> TASK TO CARRY OUT: Using the records that follow, copy every line containing the word "this".

> INPUT DATA:
__________

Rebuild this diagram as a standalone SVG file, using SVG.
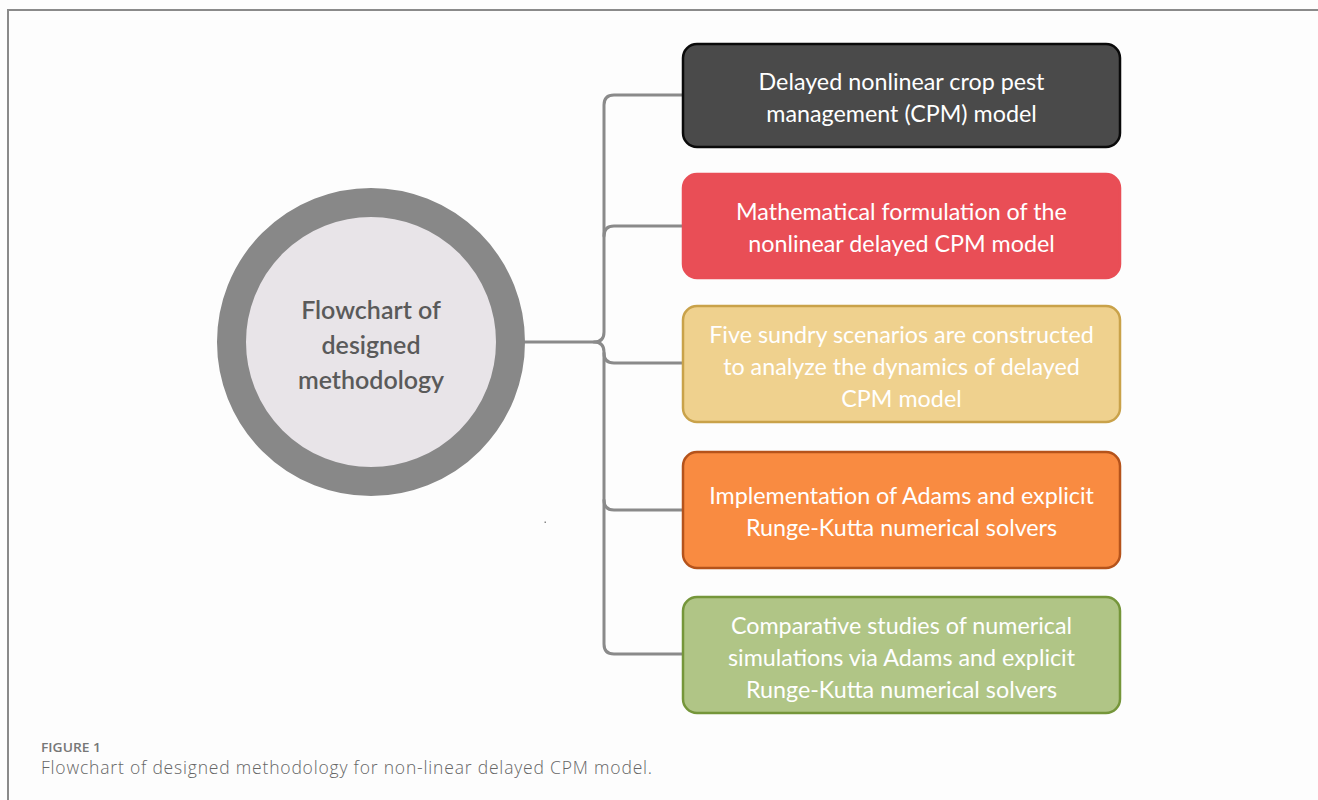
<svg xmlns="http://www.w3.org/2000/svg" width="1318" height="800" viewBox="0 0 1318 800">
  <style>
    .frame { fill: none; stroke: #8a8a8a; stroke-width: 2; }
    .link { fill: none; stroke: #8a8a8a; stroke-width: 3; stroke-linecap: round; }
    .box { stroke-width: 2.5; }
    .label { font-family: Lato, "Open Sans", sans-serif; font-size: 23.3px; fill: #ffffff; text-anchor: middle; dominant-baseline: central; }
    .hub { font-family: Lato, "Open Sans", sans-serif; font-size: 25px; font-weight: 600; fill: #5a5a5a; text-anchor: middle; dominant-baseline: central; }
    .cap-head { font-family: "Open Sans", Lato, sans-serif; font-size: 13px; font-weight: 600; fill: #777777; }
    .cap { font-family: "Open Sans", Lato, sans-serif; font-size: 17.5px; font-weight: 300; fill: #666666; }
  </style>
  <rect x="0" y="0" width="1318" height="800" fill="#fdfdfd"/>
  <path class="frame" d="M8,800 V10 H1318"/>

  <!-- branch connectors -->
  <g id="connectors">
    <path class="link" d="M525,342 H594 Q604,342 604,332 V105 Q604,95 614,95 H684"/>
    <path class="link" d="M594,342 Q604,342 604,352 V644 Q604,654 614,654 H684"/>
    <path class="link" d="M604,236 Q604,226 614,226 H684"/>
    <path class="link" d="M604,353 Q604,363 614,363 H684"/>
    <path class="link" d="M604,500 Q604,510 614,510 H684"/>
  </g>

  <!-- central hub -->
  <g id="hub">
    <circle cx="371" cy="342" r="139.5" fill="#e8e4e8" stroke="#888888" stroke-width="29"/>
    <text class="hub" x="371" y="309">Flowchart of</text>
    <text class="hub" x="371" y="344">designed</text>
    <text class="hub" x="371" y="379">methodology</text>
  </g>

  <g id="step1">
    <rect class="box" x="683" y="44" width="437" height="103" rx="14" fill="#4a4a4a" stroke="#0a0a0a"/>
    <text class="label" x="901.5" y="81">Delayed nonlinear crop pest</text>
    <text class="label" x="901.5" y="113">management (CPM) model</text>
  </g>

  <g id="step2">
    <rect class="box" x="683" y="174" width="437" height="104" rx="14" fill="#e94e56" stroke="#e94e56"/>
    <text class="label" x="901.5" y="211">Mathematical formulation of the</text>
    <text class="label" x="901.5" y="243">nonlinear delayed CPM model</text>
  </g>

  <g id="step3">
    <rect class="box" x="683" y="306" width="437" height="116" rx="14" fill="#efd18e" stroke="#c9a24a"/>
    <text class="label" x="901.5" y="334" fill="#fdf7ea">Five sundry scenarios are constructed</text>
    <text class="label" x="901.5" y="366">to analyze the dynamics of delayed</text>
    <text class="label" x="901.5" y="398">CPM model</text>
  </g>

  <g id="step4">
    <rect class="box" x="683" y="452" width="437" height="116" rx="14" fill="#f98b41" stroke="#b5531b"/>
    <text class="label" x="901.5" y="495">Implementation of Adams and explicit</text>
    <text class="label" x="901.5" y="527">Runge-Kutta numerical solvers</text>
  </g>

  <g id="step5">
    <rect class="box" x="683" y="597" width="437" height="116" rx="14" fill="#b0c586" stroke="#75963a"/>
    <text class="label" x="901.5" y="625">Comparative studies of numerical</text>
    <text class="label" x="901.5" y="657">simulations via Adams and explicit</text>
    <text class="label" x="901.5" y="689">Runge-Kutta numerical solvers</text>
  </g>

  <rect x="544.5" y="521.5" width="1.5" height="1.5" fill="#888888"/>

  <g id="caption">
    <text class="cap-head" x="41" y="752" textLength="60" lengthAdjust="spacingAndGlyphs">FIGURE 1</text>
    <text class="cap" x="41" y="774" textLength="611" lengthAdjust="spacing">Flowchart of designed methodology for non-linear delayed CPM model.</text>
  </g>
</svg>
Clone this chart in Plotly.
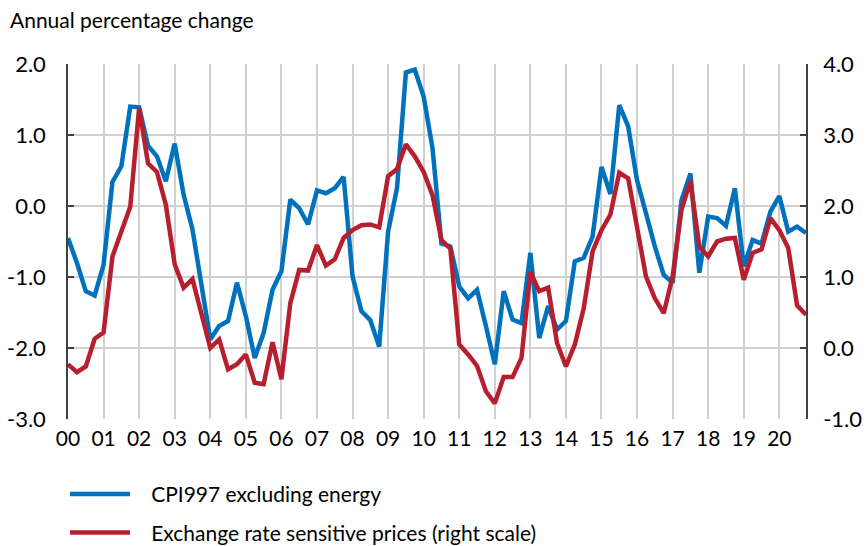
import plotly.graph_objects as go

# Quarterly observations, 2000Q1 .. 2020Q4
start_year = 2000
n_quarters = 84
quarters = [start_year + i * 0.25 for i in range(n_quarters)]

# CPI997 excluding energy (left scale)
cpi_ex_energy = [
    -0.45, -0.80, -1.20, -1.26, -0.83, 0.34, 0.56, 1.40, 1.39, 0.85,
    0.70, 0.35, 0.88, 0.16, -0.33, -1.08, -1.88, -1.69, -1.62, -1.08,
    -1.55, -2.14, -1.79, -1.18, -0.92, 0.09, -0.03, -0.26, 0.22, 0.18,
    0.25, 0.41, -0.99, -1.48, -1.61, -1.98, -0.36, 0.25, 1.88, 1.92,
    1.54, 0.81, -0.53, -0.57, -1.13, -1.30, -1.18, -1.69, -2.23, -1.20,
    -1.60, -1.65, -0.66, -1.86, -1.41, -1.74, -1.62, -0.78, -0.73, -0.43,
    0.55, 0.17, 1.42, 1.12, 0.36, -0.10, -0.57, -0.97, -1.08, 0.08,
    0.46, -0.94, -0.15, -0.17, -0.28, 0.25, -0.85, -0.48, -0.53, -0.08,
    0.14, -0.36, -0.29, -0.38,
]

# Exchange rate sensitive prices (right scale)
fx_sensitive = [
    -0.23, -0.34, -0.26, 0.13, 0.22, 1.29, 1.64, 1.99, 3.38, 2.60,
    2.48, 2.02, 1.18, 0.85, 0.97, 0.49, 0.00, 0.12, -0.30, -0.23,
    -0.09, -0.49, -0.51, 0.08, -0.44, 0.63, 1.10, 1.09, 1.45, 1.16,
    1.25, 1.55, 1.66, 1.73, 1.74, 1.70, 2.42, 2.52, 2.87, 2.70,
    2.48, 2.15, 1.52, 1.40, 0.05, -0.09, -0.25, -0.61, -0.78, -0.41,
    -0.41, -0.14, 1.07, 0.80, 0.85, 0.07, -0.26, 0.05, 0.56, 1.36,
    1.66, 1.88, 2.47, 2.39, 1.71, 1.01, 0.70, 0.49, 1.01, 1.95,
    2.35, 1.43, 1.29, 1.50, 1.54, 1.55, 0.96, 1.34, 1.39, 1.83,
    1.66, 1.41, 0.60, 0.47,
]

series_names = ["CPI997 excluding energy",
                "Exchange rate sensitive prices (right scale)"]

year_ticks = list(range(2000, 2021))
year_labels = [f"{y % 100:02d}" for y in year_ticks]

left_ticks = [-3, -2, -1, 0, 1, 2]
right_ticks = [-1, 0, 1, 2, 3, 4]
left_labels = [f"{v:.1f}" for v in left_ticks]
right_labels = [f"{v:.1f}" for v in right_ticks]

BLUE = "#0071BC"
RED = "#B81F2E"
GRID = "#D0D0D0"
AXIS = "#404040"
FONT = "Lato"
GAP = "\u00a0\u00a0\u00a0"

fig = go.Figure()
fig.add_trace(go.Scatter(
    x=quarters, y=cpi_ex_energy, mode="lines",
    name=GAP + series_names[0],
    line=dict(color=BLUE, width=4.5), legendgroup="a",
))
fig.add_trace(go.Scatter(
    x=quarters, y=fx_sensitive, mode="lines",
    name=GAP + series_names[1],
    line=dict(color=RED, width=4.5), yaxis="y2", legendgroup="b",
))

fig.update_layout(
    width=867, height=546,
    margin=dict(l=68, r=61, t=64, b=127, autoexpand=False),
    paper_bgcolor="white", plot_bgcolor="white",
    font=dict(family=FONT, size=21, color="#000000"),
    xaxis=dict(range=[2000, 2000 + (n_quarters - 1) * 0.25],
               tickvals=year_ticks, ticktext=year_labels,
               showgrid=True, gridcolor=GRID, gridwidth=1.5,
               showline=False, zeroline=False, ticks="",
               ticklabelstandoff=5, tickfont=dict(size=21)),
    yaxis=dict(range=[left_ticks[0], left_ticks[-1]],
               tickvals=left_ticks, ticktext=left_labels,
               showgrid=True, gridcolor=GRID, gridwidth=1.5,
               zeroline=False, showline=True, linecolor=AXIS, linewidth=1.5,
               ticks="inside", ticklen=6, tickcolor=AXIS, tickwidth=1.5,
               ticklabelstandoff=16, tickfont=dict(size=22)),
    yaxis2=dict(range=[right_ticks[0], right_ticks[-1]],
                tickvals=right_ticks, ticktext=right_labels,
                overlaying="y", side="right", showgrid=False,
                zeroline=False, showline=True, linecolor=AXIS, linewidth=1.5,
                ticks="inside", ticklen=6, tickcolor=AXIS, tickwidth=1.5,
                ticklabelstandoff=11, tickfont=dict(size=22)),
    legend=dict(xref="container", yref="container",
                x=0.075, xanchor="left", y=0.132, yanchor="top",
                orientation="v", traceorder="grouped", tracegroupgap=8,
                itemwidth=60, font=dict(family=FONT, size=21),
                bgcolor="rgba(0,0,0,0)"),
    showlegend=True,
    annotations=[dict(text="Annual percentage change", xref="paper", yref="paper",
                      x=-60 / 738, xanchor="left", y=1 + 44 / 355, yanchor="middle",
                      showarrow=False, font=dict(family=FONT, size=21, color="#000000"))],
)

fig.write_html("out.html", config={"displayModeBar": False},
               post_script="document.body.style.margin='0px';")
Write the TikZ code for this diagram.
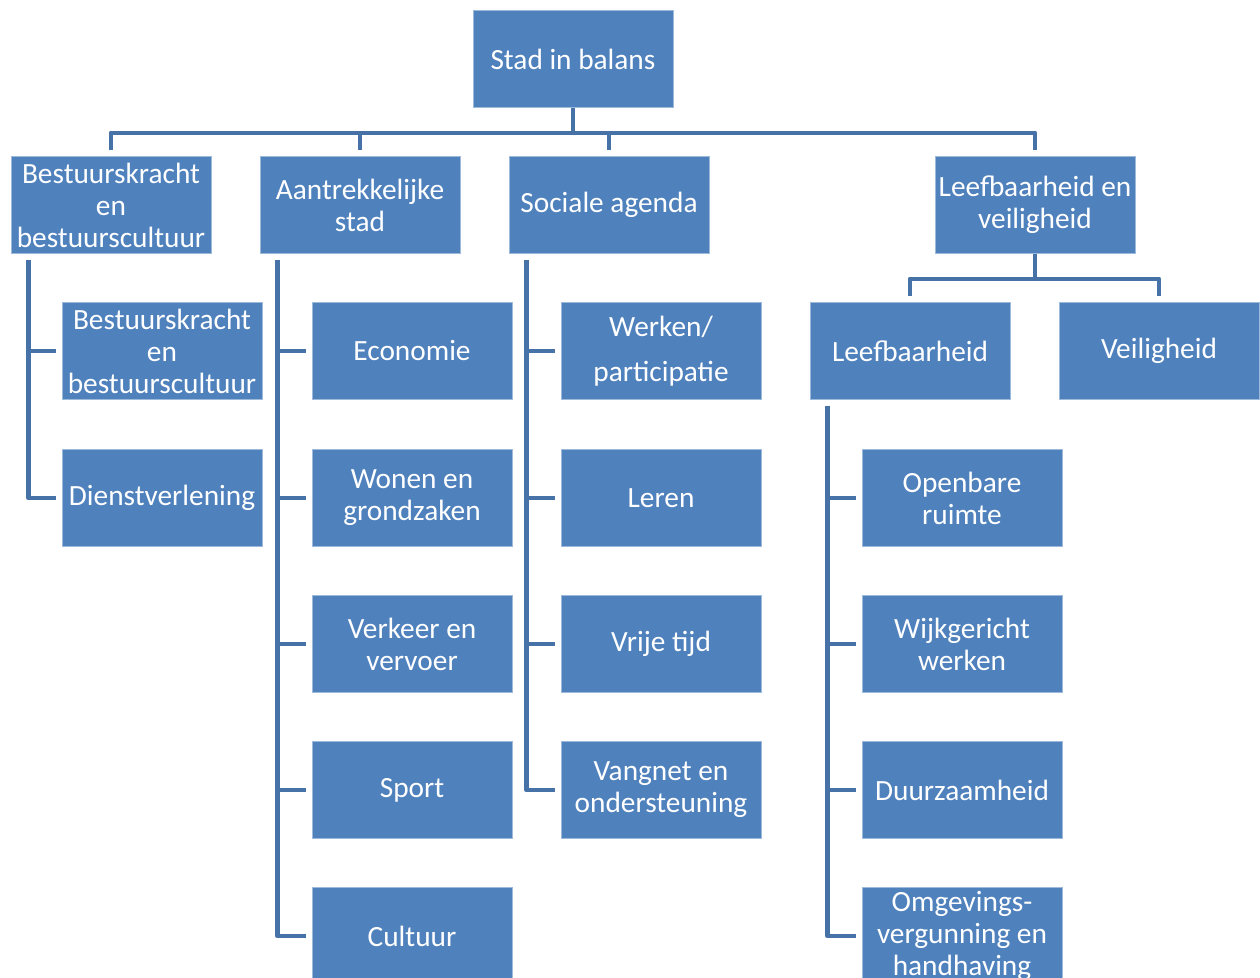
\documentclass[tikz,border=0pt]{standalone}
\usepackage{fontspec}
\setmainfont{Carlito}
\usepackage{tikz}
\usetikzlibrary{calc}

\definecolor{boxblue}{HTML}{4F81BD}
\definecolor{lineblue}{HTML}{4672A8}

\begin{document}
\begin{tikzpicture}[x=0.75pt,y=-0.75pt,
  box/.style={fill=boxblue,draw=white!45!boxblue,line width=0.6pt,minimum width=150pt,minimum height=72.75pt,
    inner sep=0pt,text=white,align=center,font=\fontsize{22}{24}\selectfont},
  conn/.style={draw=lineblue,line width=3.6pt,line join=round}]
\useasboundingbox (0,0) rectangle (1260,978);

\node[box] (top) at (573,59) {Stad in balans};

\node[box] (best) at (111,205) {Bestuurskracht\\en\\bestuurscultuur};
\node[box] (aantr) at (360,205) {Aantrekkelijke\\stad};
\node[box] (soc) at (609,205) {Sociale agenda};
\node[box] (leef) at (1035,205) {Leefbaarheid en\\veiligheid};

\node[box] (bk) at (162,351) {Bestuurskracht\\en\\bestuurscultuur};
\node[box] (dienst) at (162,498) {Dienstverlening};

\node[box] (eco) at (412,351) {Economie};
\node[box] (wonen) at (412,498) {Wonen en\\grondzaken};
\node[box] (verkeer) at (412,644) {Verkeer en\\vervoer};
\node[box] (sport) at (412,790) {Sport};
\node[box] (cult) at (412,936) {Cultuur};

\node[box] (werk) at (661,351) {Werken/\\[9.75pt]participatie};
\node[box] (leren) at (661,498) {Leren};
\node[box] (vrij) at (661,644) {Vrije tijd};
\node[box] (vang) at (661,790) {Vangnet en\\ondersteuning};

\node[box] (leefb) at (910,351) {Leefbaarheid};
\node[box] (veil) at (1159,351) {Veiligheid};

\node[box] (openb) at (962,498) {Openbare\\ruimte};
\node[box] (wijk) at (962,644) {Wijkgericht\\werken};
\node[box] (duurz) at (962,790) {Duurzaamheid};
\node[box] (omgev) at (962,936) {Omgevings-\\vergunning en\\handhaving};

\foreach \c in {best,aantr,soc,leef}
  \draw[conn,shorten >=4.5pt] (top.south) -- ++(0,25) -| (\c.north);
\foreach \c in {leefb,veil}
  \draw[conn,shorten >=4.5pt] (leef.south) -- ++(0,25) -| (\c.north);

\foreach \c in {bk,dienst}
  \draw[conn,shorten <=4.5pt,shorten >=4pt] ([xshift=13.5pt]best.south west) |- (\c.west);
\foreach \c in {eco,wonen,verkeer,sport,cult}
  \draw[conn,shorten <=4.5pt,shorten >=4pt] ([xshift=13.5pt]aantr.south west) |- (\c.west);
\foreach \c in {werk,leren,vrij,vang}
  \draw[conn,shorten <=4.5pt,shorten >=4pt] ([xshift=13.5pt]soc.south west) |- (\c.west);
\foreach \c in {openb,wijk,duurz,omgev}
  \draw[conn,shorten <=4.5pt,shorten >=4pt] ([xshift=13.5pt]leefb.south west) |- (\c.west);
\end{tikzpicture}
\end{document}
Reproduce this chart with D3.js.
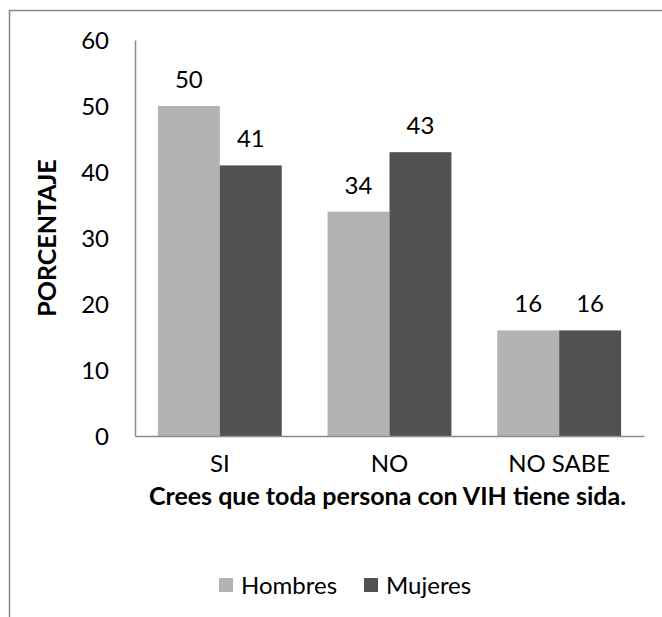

__________

> EXERCISE RESPONSE:
Rebuild this diagram as a standalone SVG file, using SVG.
Clone this chart in Plotly.
Write the TikZ code for this diagram.
Reproduce this chart with D3.js.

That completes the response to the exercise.